Executives should treat implementation as an operating model program, not just a technology rollout. That means defining standard workflows, identifying where local variation is justified, and setting governance for master data, KPI definitions, and integration ownership. It also means sequencing deployment in a way that protects service continuity.
- Map current-state workflows across inventory, routing, warehouse, billing, and exception handling before system design
- Define a standard event model for receipts, inventory moves, route milestones, delivery confirmation, and claims
- Establish master data governance for items, locations, customers, carriers, routes, and service rules
- Prioritize integrations that affect operational timing, especially WMS, TMS, EDI, telematics, and finance
- Use phased deployment by site, region, or workflow domain where operational risk is high
- Train supervisors and planners on exception management, not only transaction entry
- Measure post-go-live performance using baseline KPIs tied to service, throughput, and cost
A realistic implementation plan also accounts for tradeoffs. Deep standardization improves reporting and control, but some customer-specific logistics models require configurable exceptions. Real-time visibility improves responsiveness, but it increases dependence on scan discipline and integration reliability. Automation reduces manual effort, but only when process ownership is clear. These tradeoffs should be addressed explicitly during design rather than after deployment.
Building a scalable logistics ERP model for long-term operational visibility
As logistics companies grow, visibility challenges become more pronounced. New sites, new customers, new service lines, and new carrier relationships increase process complexity. A scalable ERP model should therefore support standardized workflows, configurable customer rules, multi-entity reporting, and consistent KPI definitions across the network.
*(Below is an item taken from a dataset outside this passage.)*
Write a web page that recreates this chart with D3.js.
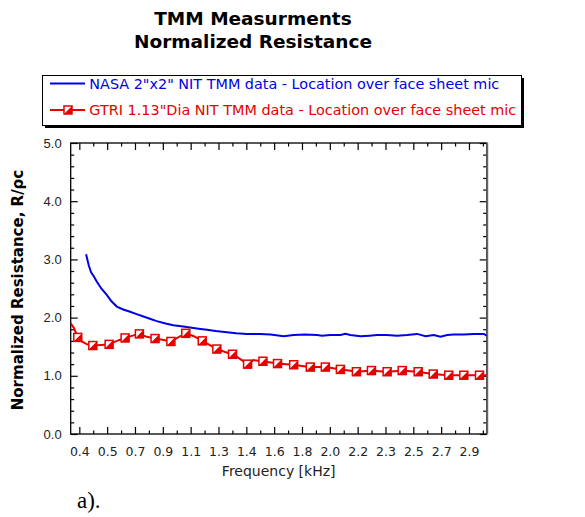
<!DOCTYPE html>
<html><head><meta charset="utf-8">
<script src="https://cdn.jsdelivr.net/npm/d3@7"></script>
<style>body{margin:0;background:#fff}svg{display:block}</style>
</head><body>
<script>
// ---- data ----
const titleLines = ["TMM Measurments", "Normalized Resistance"];
const seriesNames = [
  "NASA 2\"x2\" NIT TMM data - Location over face sheet mic",
  "GTRI 1.13\"Dia NIT TMM data - Location over face sheet mic"
];
const xTickLabels = ["0.4","0.5","0.7","0.9","1.1","1.3","1.4","1.6","1.8","2.0","2.2","2.3","2.5","2.7","2.9"];
const xTickStart = 0.38, xTickStep = 0.1775;
const yTickLabels = ["0.0","1.0","2.0","3.0","4.0","5.0"];
// NASA series: [frequency kHz, R/rho c]
const nasaFreq = [0.423,0.440,0.455,0.470,0.491,0.520,0.555,0.585,0.619,0.660,0.704,0.745,0.789,0.830,0.874,0.930,0.980,1.030,1.087,1.140,1.194,1.250,1.321,1.380,1.449,1.530,1.600,1.683,1.747,1.820,1.896,1.928,1.980,2.045,2.077,2.108,2.172,2.230,2.279,2.340,2.407,2.470,2.534,2.588,2.641,2.683,2.726,2.768,2.832,2.896,2.960,2.978];
const nasaVal  = [3.09,2.90,2.78,2.72,2.62,2.50,2.39,2.28,2.19,2.14,2.10,2.06,2.02,1.98,1.94,1.90,1.87,1.85,1.83,1.81,1.79,1.77,1.75,1.73,1.72,1.72,1.71,1.68,1.70,1.71,1.70,1.69,1.70,1.70,1.72,1.70,1.68,1.69,1.70,1.70,1.69,1.70,1.72,1.68,1.70,1.67,1.70,1.71,1.71,1.72,1.72,1.69];
// GTRI series line points
const gtriFreq = [0.325,0.346,0.370,0.395,0.430,0.466,0.520,0.570,0.620,0.672,0.720,0.763,0.810,0.863,0.910,0.964,1.010,1.059,1.110,1.164,1.210,1.257,1.310,1.357,1.400,1.453,1.490,1.551,1.600,1.644,1.700,1.747,1.800,1.853,1.900,1.949,2.000,2.045,2.100,2.147,2.190,2.243,2.290,2.343,2.390,2.439,2.490,2.541,2.590,2.637,2.690,2.736,2.780,2.832,2.880,2.932,2.978];
const gtriVal  = [1.90,1.82,1.66,1.59,1.54,1.52,1.53,1.54,1.60,1.65,1.69,1.72,1.67,1.64,1.62,1.59,1.66,1.73,1.68,1.60,1.53,1.46,1.41,1.37,1.30,1.20,1.27,1.25,1.23,1.21,1.20,1.19,1.17,1.15,1.15,1.15,1.13,1.11,1.09,1.07,1.08,1.09,1.08,1.07,1.08,1.09,1.08,1.07,1.05,1.03,1.02,1.01,1.01,1.01,1.01,1.01,1.01];
// GTRI marker points
const gtriMarkFreq = [0.370,0.466,0.570,0.672,0.763,0.863,0.964,1.059,1.164,1.257,1.357,1.453,1.551,1.644,1.747,1.853,1.949,2.045,2.147,2.243,2.343,2.439,2.541,2.637,2.736,2.832,2.932];
const gtriMarkVal  = [1.66,1.52,1.54,1.65,1.72,1.64,1.59,1.73,1.60,1.46,1.37,1.20,1.25,1.21,1.19,1.15,1.15,1.11,1.07,1.09,1.07,1.09,1.07,1.03,1.01,1.01,1.01];

const W = 585, H = 517;
const blue = "#0000e6", red = "#e60000";
const svg = d3.select("body").append("svg").attr("width", W).attr("height", H);

const x = d3.scaleLinear().domain([0.325, 2.978]).range([70.7, 486.7]);
const y = d3.scaleLinear().domain([0, 5]).range([434, 143]);

// title
svg.append("g").selectAll("text").data(titleLines).join("text")
  .attr("x", 253).attr("y", (d,i) => 25 + i*23)
  .attr("text-anchor", "middle")
  .style("font-family", "'DejaVu Sans', Verdana, sans-serif")
  .style("font-weight", "bold").style("font-size", "18.5px").text(d => d);

// legend
const lg = svg.append("g");
lg.append("rect").attr("x", 45).attr("y", 78).attr("width", 479).attr("height", 50).attr("fill", "#000");
lg.append("rect").attr("x", 42.5).attr("y", 75.5).attr("width", 479).attr("height", 50)
  .attr("fill", "#fff").attr("stroke", "#000").attr("stroke-width", 1);
lg.append("line").attr("x1", 50).attr("x2", 85).attr("y1", 83.5).attr("y2", 83.5).attr("stroke", blue).attr("stroke-width", 2);
lg.append("line").attr("x1", 50).attr("x2", 85).attr("y1", 110).attr("y2", 110).attr("stroke", red).attr("stroke-width", 2);
lg.selectAll("text.leg").data(seriesNames).join("text")
  .attr("class","leg")
  .attr("x", 89.3).attr("y", (d,i) => 83.5 + i*26.5)
  .attr("dy", "0.36em")
  .attr("fill", (d,i) => i === 0 ? blue : red)
  .attr("textLength", (d,i) => i === 0 ? 410 : 427)
  .attr("lengthAdjust", "spacingAndGlyphs")
  .style("font-family", "'DejaVu Sans', Verdana, sans-serif").style("font-size", "14.5px")
  .text(d => d);

function marker(g, cx, cy) {
  const s = 8;
  const m = g.append("g").attr("transform", `translate(${cx},${cy})`);
  m.append("rect").attr("x", -s/2).attr("y", -s/2).attr("width", s).attr("height", s)
    .attr("fill", "#fff").attr("stroke", red).attr("stroke-width", 1.5);
  m.append("path").attr("d", `M${-s/2},${s/2}L${s/2},${-s/2}L${s/2},${s/2}Z`).attr("fill", red);
}
marker(lg, 68, 110);

// axes
const xMajor = xTickLabels.map((d,i) => xTickStart + i*xTickStep);
const xMinor = xTickLabels.map((d,i) => xTickStart + (i+0.5)*xTickStep).filter(v => v < x.domain()[1]);
const yMajor = yTickLabels.map(d => +d);
const yMinor = d3.range(0, 5.001, 0.2).filter(v => Math.abs(v - Math.round(v)) > 1e-6);

function styleAxis(g) {
  g.select(".domain").remove();
  g.selectAll("line").attr("stroke", "#000").attr("stroke-width", 1.2);
}
const fmtX = (d,i) => xTickLabels[i];
svg.append("g").attr("transform", "translate(0,434)")
  .call(d3.axisBottom(x).tickValues(xMajor).tickSize(-7).tickPadding(13).tickFormat(fmtX))
  .call(styleAxis)
  .call(g => g.selectAll("text").attr("fill", "#222").style("font-family", "'DejaVu Sans', Verdana, sans-serif").style("font-size", "12.5px"));
svg.append("g").attr("transform", "translate(0,434)")
  .call(d3.axisBottom(x).tickValues(xMinor).tickSize(-3.5).tickFormat("")).call(styleAxis);
svg.append("g").attr("transform", "translate(0,143)")
  .call(d3.axisTop(x).tickValues(xMajor).tickSize(-7).tickFormat("")).call(styleAxis);
svg.append("g").attr("transform", "translate(0,143)")
  .call(d3.axisTop(x).tickValues(xMinor).tickSize(-3.5).tickFormat("")).call(styleAxis);

svg.append("g").attr("transform", "translate(70.7,0)")
  .call(d3.axisLeft(y).tickValues(yMajor).tickSize(-7).tickPadding(9).tickFormat((d,i) => yTickLabels[i]))
  .call(styleAxis)
  .call(g => g.selectAll("text").attr("fill", "#222").style("font-family", "'Liberation Sans', Arial, sans-serif").style("font-size", "13px"));
svg.append("g").attr("transform", "translate(70.7,0)")
  .call(d3.axisLeft(y).tickValues(yMinor).tickSize(-3.5).tickFormat("")).call(styleAxis);
svg.append("g").attr("transform", "translate(486.7,0)")
  .call(d3.axisRight(y).tickValues(yMajor).tickSize(-7).tickFormat("")).call(styleAxis);
svg.append("g").attr("transform", "translate(486.7,0)")
  .call(d3.axisRight(y).tickValues(yMinor).tickSize(-3.5).tickFormat("")).call(styleAxis);

// frame
svg.append("rect").attr("x", 70.7).attr("y", 143).attr("width", 416).attr("height", 291)
  .attr("fill", "none").attr("stroke", "#000").attr("stroke-width", 1.3);
svg.append("line").attr("x1", 487.2).attr("x2", 487.2).attr("y1", 143).attr("y2", 434)
  .attr("stroke", "#666").attr("stroke-width", 2);

// series
svg.append("clipPath").attr("id", "clip").append("rect")
  .attr("x", 70.7).attr("y", 143).attr("width", 416).attr("height", 291);
const line = d3.line().x(d => x(d[0])).y(d => y(d[1]));
svg.append("path").datum(nasaFreq.map((f,i) => [f, nasaVal[i]]))
  .attr("d", line).attr("fill", "none").attr("stroke", blue).attr("stroke-width", 2).attr("clip-path", "url(#clip)");
svg.append("path").datum(gtriFreq.map((f,i) => [f, gtriVal[i]]))
  .attr("d", line).attr("fill", "none").attr("stroke", red).attr("stroke-width", 2).attr("clip-path", "url(#clip)");
const mg = svg.append("g");
gtriMarkFreq.forEach((f,i) => marker(mg, x(f), y(gtriMarkVal[i])));

// axis titles
svg.append("text").attr("x", 278.7).attr("y", 476).attr("text-anchor", "middle")
  .attr("fill", "#222")
  .style("font-family", "'DejaVu Sans', Verdana, sans-serif").style("font-size", "14px")
  .text("Frequency [kHz]");
svg.append("text").attr("transform", "translate(23,290) rotate(-90)").attr("text-anchor", "middle")
  .style("font-family", "'DejaVu Sans', Verdana, sans-serif").style("font-weight", "bold").style("font-size", "15px")
  .text("Normalized Resistance, R/ρc");
svg.append("text").attr("x", 77).attr("y", 508)
  .style("font-family", "'Liberation Serif', 'Times New Roman', serif").style("font-size", "23px")
  .text("a).");
</script>
</body></html>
The most effective logistics ERP strategies are built around operational discipline. They create a reliable transaction backbone for inventory, routing, and warehouse workflow, then extend that backbone with automation, analytics, and specialized vertical SaaS where appropriate. This approach gives operations teams better control over daily execution while giving executives a clearer view of service, cost, and capacity across the enterprise.
For organizations evaluating ERP modernization, the central question is not whether more data can be collected. It is whether the business can create a consistent operational model where inventory status, route execution, warehouse activity, and financial outcomes are visible in one governed system. That is the foundation for practical operational visibility in logistics.